I was so very pleased to get out of there alive, to get away with my horse and cart.  It was a struggle keeping the horse moving forward because the Russian’s continued their bombing long after the bridge was gone.  It felt like they were chasing after the horse and me as if we were important military targets. 

Nearing the house, I could hear the German artillery at it, aiming their little anti-tank gun into the sky and firing their mortars.  Our commander had repeatedly assured me that our bunker was the strongest one ever made but the kitchen unit’s defences were not as good.  By the time I got back, the commander, along with everyone else, were gone.  Our base had taken at least three direct hits during the raid.  The Russian’s had stationed themselves on a hill far off in the distance but they were still close enough to cause my unit serious damage.  Just like the bridge, my unit had gone.  My fellow soldiers had been seen, targeted and destroyed.  I had seen the commander’s room several times when taking him papers, it had been nice and comfortable but now all of the communication equipment had been destroyed.  Communication posts always have half a dozen cables running through camp.  If ever I need to find command in a new camp, all I do is follow the cables.  That’s how I found it in amongst the rubble.  I followed what remained of the cables to where command should have been.  All that was left were bits and pieces of wreckage.  There was nothing recognisable any more, nothing of any use or consequence remained.
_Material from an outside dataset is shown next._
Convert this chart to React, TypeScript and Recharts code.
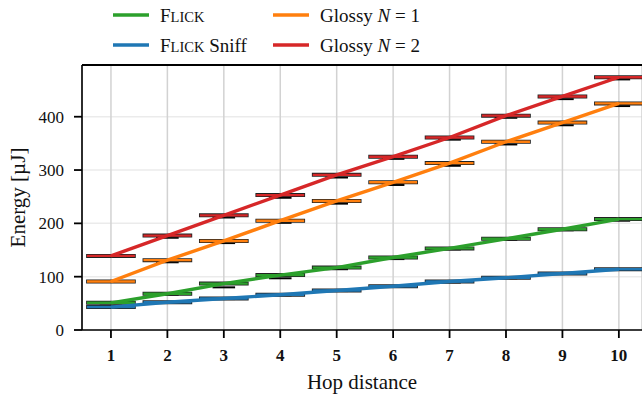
import React from "react";
import {
  ComposedChart,
  XAxis,
  YAxis,
  CartesianGrid,
  Line,
  ReferenceLine,
  Label,
} from "recharts";

// hop distances on the x axis
const hops = [1, 2, 3, 4, 5, 6, 7, 8, 9, 10];
const yTicks = [0, 100, 200, 300, 400];

// median energy per hop [µJ]
const flick = [51, 68, 87, 103, 117, 136, 153, 171, 189, 208];
const flickSniff = [43, 52, 59, 66, 74, 82, 91, 98, 106, 114];
const glossy1 = [91, 131, 167, 205, 242, 277, 313, 353, 389, 425];
const glossy2 = [139, 177, 215, 253, 291, 325, 361, 402, 438, 474];

// lower whisker per hop [µJ]
const flickLow = [50, 66, 80, 97, 114, 133, 151, 169, 187, 205];
const flickSniffLow = [42, 51, 58, 65, 73, 81, 89, 97, 105, 113];
const glossy1Low = [90, 127, 163, 201, 237, 272, 308, 348, 384, 420];
const glossy2Low = [138, 173, 211, 248, 286, 321, 357, 398, 433, 470];

const series = [
  { key: "flick", name: "Flick", values: flick, low: flickLow, color: "#2ca02c" },
  { key: "sniff", name: "Flick Sniff", values: flickSniff, low: flickSniffLow, color: "#1f77b4" },
  { key: "g1", name: "Glossy N = 1", values: glossy1, low: glossy1Low, color: "#ff7f0e" },
  { key: "g2", name: "Glossy N = 2", values: glossy2, low: glossy2Low, color: "#d62728" },
];

const data = hops.map((h, i) => {
  const row: any = { x: h };
  series.forEach((s) => (row[s.key] = s.values[i]));
  return row;
});

const FONT = "'Liberation Serif', 'Times New Roman', serif";
const BOX_HALF = 0.44;
const CAP_HALF = 0.2;

// small caps for Flick, italic N for Glossy
const renderName = (name: string) => {
  if (name.startsWith("Flick")) {
    return (
      <>
        <tspan>F</tspan>
        <tspan fontSize={14.5}>LICK</tspan>
        {name.slice(5)}
      </>
    );
  }
  const m = name.match(/^Glossy N = (\d)$/);
  if (m) {
    return (
      <>
        {"Glossy "}
        <tspan fontStyle="italic">N</tspan>
        {" = " + m[1]}
      </>
    );
  }
  return name;
};

const XTick = ({ x, y, payload }: any) => (
  <text
    x={x}
    y={y + 12}
    textAnchor="middle"
    fontFamily={FONT}
    fontWeight="bold"
    fontSize={17}
    fill="#111"
  >
    {payload.value}
  </text>
);

const YTick = ({ x, y, payload }: any) => (
  <text x={x} y={y + 6} textAnchor="end" fontFamily={FONT} fontSize={17} fill="#111">
    {payload.value}
  </text>
);

const LegendBox = () => (
  <svg
    width={642}
    height={62}
    style={{ position: "absolute", left: 0, top: 0, display: "block" }}
  >
    {series.map((s, i) => {
      const col = Math.floor(i / 2);
      const row = i % 2;
      const x0 = col === 0 ? 113 : 273;
      const y = row === 0 ? 15 : 45;
      return (
        <g key={s.key}>
          <line x1={x0} x2={x0 + 36} y1={y} y2={y} stroke={s.color} strokeWidth={3.5} />
          <text x={x0 + 47} y={y + 6.5} fontFamily={FONT} fontSize={19} fill="#111">
            {renderName(s.name)}
          </text>
        </g>
      );
    })}
  </svg>
);

export default function App() {
  return (
    <div
      style={{
        position: "absolute",
        left: 0,
        top: 0,
        width: 642,
        height: 398,
        background: "#fff",
        fontFamily: FONT,
      }}
    >
      <ComposedChart
        width={642}
        height={398}
        data={data}
        margin={{ top: 65, right: 0, bottom: 0, left: 0 }}
        style={{ fontFamily: FONT }}
      >
        <CartesianGrid vertical={false} stroke="#ebebeb" strokeWidth={1.5} />
        <CartesianGrid horizontal={false} stroke="#d2d2d2" strokeWidth={1.5} />

        <XAxis
          dataKey="x"
          type="number"
          domain={[0.487, 10.41]}
          ticks={hops}
          allowDataOverflow
          height={68}
          axisLine={{ stroke: "#000", strokeWidth: 1.6 }}
          tickLine={{ stroke: "#000", strokeWidth: 1.8 }}
          tickSize={8}
          tickMargin={11}
          tick={<XTick />}
        >
          <Label
            value="Hop distance"
            position="insideBottom"
            offset={9}
            style={{ fontFamily: FONT, fontSize: 21, fill: "#111" }}
          />
        </XAxis>
        <YAxis
          type="number"
          domain={[0, 497]}
          ticks={yTicks}
          allowDataOverflow
          width={82}
          axisLine={{ stroke: "#000", strokeWidth: 1.6 }}
          tickLine={{ stroke: "#000", strokeWidth: 1.8 }}
          tickSize={8}
          tickMargin={10}
          tick={<YTick />}
        >
          <Label
            value="Energy [µJ]"
            angle={-90}
            position="insideLeft"
            offset={18}
            style={{ fontFamily: FONT, fontSize: 21, fill: "#111", textAnchor: "middle" }}
          />
        </YAxis>

        {/* top frame */}
        <ReferenceLine y={497} stroke="#000" strokeWidth={2} ifOverflow="extendDomain" />

        {/* whisker caps */}
        {series.map((s) =>
          s.low.map((v, i) => (
            <ReferenceLine
              key={`cap-${s.key}-${i}`}
              segment={[
                { x: hops[i] - CAP_HALF, y: v },
                { x: hops[i] + CAP_HALF, y: v },
              ]}
              stroke="#000"
              strokeWidth={2}
              ifOverflow="hidden"
            />
          ))
        )}
        {/* boxes: black outline + coloured fill */}
        {series.map((s) =>
          s.values.map((v, i) => (
            <ReferenceLine
              key={`bo-${s.key}-${i}`}
              segment={[
                { x: hops[i] - BOX_HALF, y: v },
                { x: hops[i] + BOX_HALF, y: v },
              ]}
              stroke="#222"
              strokeWidth={4}
              ifOverflow="hidden"
            />
          ))
        )}
        {series.map((s) =>
          s.values.map((v, i) => (
            <ReferenceLine
              key={`bf-${s.key}-${i}`}
              segment={[
                { x: hops[i] - BOX_HALF + 0.015, y: v },
                { x: hops[i] + BOX_HALF - 0.015, y: v },
              ]}
              stroke={s.color}
              strokeWidth={2.4}
              ifOverflow="hidden"
            />
          ))
        )}

        {series.map((s) => (
          <Line
            key={s.key}
            dataKey={s.key}
            name={s.name}
            stroke={s.color}
            strokeWidth={3.4}
            dot={false}
            isAnimationActive={false}
          />
        ))}
      </ComposedChart>
      <LegendBox />
    </div>
  );
}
Our field kitchens never have any chimneys.  The men never make a fire using a chimney because an enemy spotter could see the smoke, plus it makes it easy for any passing enemy soldier to drop a grenade down.  However, it had not mattered in the end, even without sending up smoke signals, our kitchen had been demolished.  I had liked working for the kitchen, I had liked being with those men.  They treated me well because I was useful, because I could take the food out on the horse and cart so that they did not have to carry it out and about by hand.  I also liked having hot food every day, having enough in my stomach to stop it from aching and churning.
 
The few men still left alive told me to just walk away.  I did not know where to go or where I should be heading but neither did they.  I do not think that anyone did.  There was a lot of military traffic everywhere.  Slow traffic loaded with miserable, worn out soldiers and so I followed them.  I never found out what had happened to all those blokes, to all of my mates.  I never found out how many survived but I am glad to have gotten away from there myself.  It had been a massive raid, possibly an important raid for the Russians but as I do not know where I was on a map, I can never enquire. 

The horse had always been kept away from the main kitchen.  It was kept in the small barn close to gully and that at least had survived the attack.  I put him back in the shed where he had first been found, only this time I made sure he had water as well as food I do not know what happened to that horse.  I hope he survived.  I hope no one bombed him later and I especially hope no Russian soldier ate him.
 
I have looked for the river with its bridge on maps but I have not been able to find where it was.  I thought the river might be the one that flows past Lielvārde but it is not.  The Russians had smashed up the entire bridge.  Three big important guns, even the little guns near to the house were all gone.  


Those little ones were rapid but they could not do any damage and they did not always work.  They were complicated, often jammed, and no one liked them but still the Russians destroyed them all.  In addition, all of those men, all of those poorly trained, ill-equipped blokes killed during one raid.  Everyone I knew gone and I can never go back with flowers.  I cannot return to morn my mates because no one ever told me where I was on a map.